US to Resume Central Highlands Searches


30 July, 2004

Mission to Account for 110 M.I.A.'s Will Resume After 3 Years
By TERENCE NEILAN

fter a three-year delay, United States officials will soon resume operations to account for some 110 missing American servicemen in the troubled Central Highlands region of Vietnam, the Department of Defense has announced.

As a first step, American and Vietnamese technical experts will meet in Pleiku, Vietnam, in September to review cases and interview witnesses, the department said on Wednesday.

Access to the region has been delayed for three years because of what the department said was "local unrest." The area is home to the Montagnards, a minority of about 700,000 isolated people from at least five ethnic tribes in a country of more than 77 million, mostly ethnic Vietnamese.

During the Vietnam War, many of the fiercely independent Montagnards fought alongside the Americans, leading to their persecution when the war ended in 1975.

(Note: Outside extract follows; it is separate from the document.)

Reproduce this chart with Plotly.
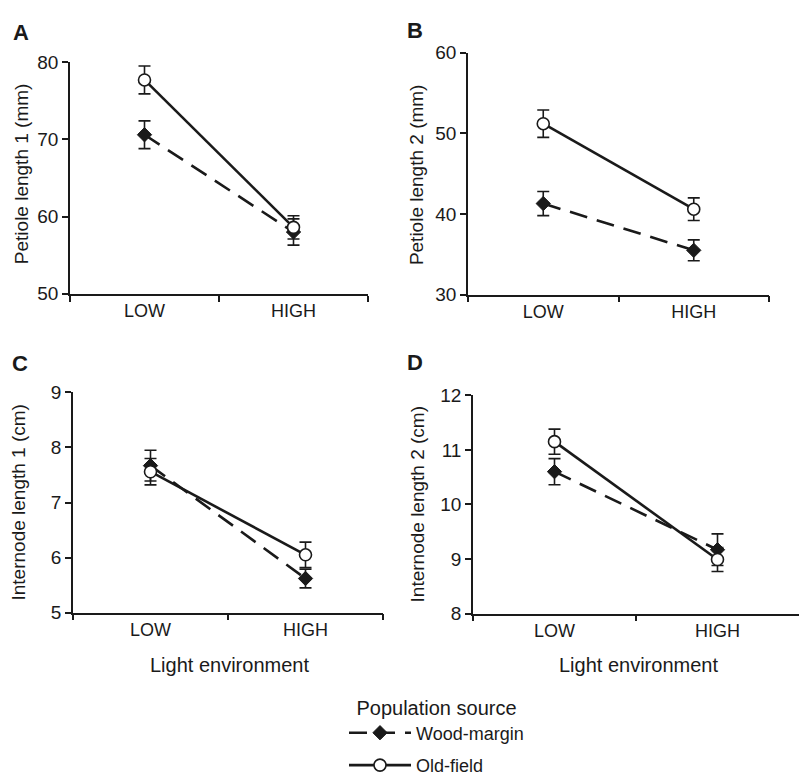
import plotly.graph_objects as go

W, H = 799, 784

categories = ["LOW", "HIGH"]

# Panel A: Petiole length 1 (mm)
a_wood = [70.6, 58.0]
a_wood_se = [1.8, 1.7]
a_old = [77.7, 58.6]
a_old_se = [1.8, 1.5]

# Panel B: Petiole length 2 (mm)
b_wood = [41.3, 35.5]
b_wood_se = [1.5, 1.3]
b_old = [51.2, 40.6]
b_old_se = [1.7, 1.4]

# Panel C: Internode length 1 (cm)
c_wood = [7.67, 5.62]
c_wood_se = [0.28, 0.17]
c_old = [7.56, 6.05]
c_old_se = [0.24, 0.23]

# Panel D: Internode length 2 (cm)
d_wood = [10.60, 9.17]
d_wood_se = [0.24, 0.29]
d_old = [11.15, 8.99]
d_old_se = [0.23, 0.22]

panel_letters = ["A", "B", "C", "D"]
y_titles = ["Petiole length 1 (mm)", "Petiole length 2 (mm)",
            "Internode length 1 (cm)", "Internode length 2 (cm)"]
y_ranges = [[50, 80], [30, 60], [5, 9], [8, 12]]
y_dticks = [10, 10, 1, 1]
x_title = "Light environment"
legend_title = "Population source"
series_names = ["Wood-margin", "Old-field"]

FONT = "Liberation Sans, Arial, sans-serif"


def px(x):
    return x / W


def py(y):
    return 1 - y / H


# plot-area pixel boxes: (left, right, top, bottom)
boxes = [(70, 368, 55, 299), (468, 769, 45, 300),
         (73, 383, 403, 635), (473, 799, 406, 636)]

data = [(a_wood, a_wood_se, a_old, a_old_se),
        (b_wood, b_wood_se, b_old, b_old_se),
        (c_wood, c_wood_se, c_old, c_old_se),
        (d_wood, d_wood_se, d_old, d_old_se)]

fig = go.Figure()

for i, (wood, wood_se, old, old_se) in enumerate(data):
    k = "" if i == 0 else str(i + 1)
    xa, ya = "x" + k, "y" + k
    fig.add_trace(go.Scatter(
        x=categories, y=wood, xaxis=xa, yaxis=ya,
        mode="lines+markers", name=series_names[0],
        legendgroup="wood", showlegend=(i == 0),
        line=dict(color="#1a1a1a", width=2.6, dash="18px,10px"),
        marker=dict(symbol="diamond", size=11, color="#1a1a1a",
                    line=dict(color="#1a1a1a", width=1)),
        error_y=dict(type="data", array=wood_se, visible=True,
                     color="#1a1a1a", thickness=1.6, width=6),
    ))
    fig.add_trace(go.Scatter(
        x=categories, y=old, xaxis=xa, yaxis=ya,
        mode="lines+markers", name=series_names[1],
        legendgroup="old", showlegend=(i == 0),
        line=dict(color="#1a1a1a", width=2.6),
        marker=dict(symbol="circle", size=12, color="white",
                    line=dict(color="#1a1a1a", width=1.6)),
        error_y=dict(type="data", array=old_se, visible=True,
                     color="#1a1a1a", thickness=1.6, width=6),
    ))

layout = dict(
    width=W, height=H,
    margin=dict(l=0, r=0, t=0, b=0),
    paper_bgcolor="white", plot_bgcolor="white",
    font=dict(family=FONT, size=18, color="#1a1a1a"),
    legend=dict(
        title=dict(text=legend_title, side="top center",
                   font=dict(size=20)),
        x=px(344), xanchor="left", y=py(715), yanchor="top",
        font=dict(size=18), tracegroupgap=6, itemwidth=62,
        bgcolor="rgba(0,0,0,0)",
    ),
)

annotations = []
for i, (l, r, t, b) in enumerate(boxes):
    k = "" if i == 0 else str(i + 1)
    layout["xaxis" + k] = dict(
        domain=[px(l), min(1.0, px(r))],
        anchor="y" + k, type="category",
        categoryorder="array", categoryarray=categories,
        range=[-0.5, 1.5], tickson="boundaries",
        showline=True, linecolor="#1a1a1a", linewidth=1.6,
        ticks="outside", ticklen=6, tickwidth=1.6, tickcolor="#1a1a1a",
        showgrid=False, zeroline=False, fixedrange=True,
        tickfont=dict(size=18),
    )
    layout["yaxis" + k] = dict(
        domain=[py(b), py(t)],
        anchor="x" + k, range=y_ranges[i], dtick=y_dticks[i],
        showline=True, linecolor="#1a1a1a", linewidth=1.6,
        ticks="outside", ticklen=6, tickwidth=1.6, tickcolor="#1a1a1a",
        showgrid=False, zeroline=False, fixedrange=True,
        tickfont=dict(size=19),
    )

letter_pos = [(21, 24), (415, 22), (20, 372), (415, 371)]
ytitle_pos = [(21, 173), (416, 174), (19, 519), (417, 521)]
for i in range(4):
    lx, ly = letter_pos[i]
    annotations.append(dict(
        text="<b>" + panel_letters[i] + "</b>", x=px(lx), y=py(ly),
        xref="paper", yref="paper", showarrow=False,
        xanchor="center", yanchor="middle",
        font=dict(size=22, family=FONT)))
    tx, ty = ytitle_pos[i]
    annotations.append(dict(
        text=y_titles[i], x=px(tx), y=py(ty), textangle=-90,
        xref="paper", yref="paper", showarrow=False,
        xanchor="center", yanchor="middle",
        font=dict(size=19, family=FONT)))

for cx in (229, 638):
    annotations.append(dict(
        text=x_title, x=px(cx), y=py(690),
        xref="paper", yref="paper", showarrow=False,
        xanchor="center", yanchor="middle",
        font=dict(size=20, family=FONT)))

layout["annotations"] = annotations
fig.update_layout(**layout)

fig.write_html("out.html",
               config={"displayModeBar": False},
               post_script="document.body.style.margin='0px';")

Tensions in the area have remained high, but officials in Gia Lai province have agreed that American search operations will resume, and that they should be conducted in the same manner as in the rest of the court, the department said.

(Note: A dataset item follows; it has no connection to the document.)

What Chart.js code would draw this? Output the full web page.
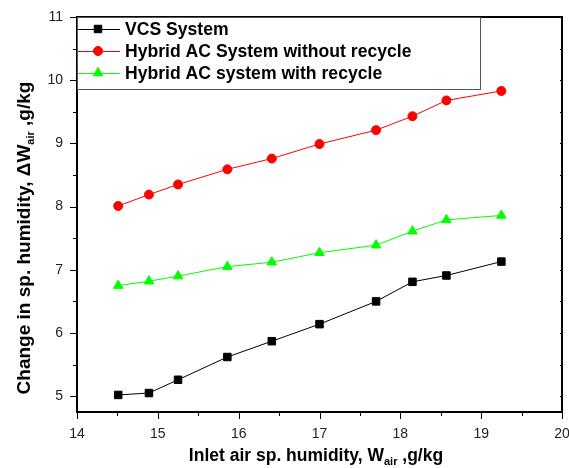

The deputy assistant secretary of Defense for P.O.W/Missing Personnel Affairs, Jerry D. Jennings, met with the officials in Pleiku on Tuesday and said:

"I am very pleased that Vietnamese officials both at the provincial and central government levels are again willing to allow us access to this sensitive region. This is a very positive step."

Mr. Jennings said he had notified American investigators to resume contact with officials in the Central Highlands in order to schedule search operations.

A total of 1,885 Americans are still listed as missing in the whole of Vietnam.

President Bill Clinton extended full diplomatic recognition to Vietnam on July 11, 1995, saying it was time to "bind up our own wounds," but a full acounting of Americans still missing was a key condition for the agreement.

The action completed a process begun by the first President George W. Bush in 1991. Recognition was sought as eagerly by American business groups as it was bitterly opposed by the American Legion and some relatives of American servicemen who went missing in the 1960's and 1970's.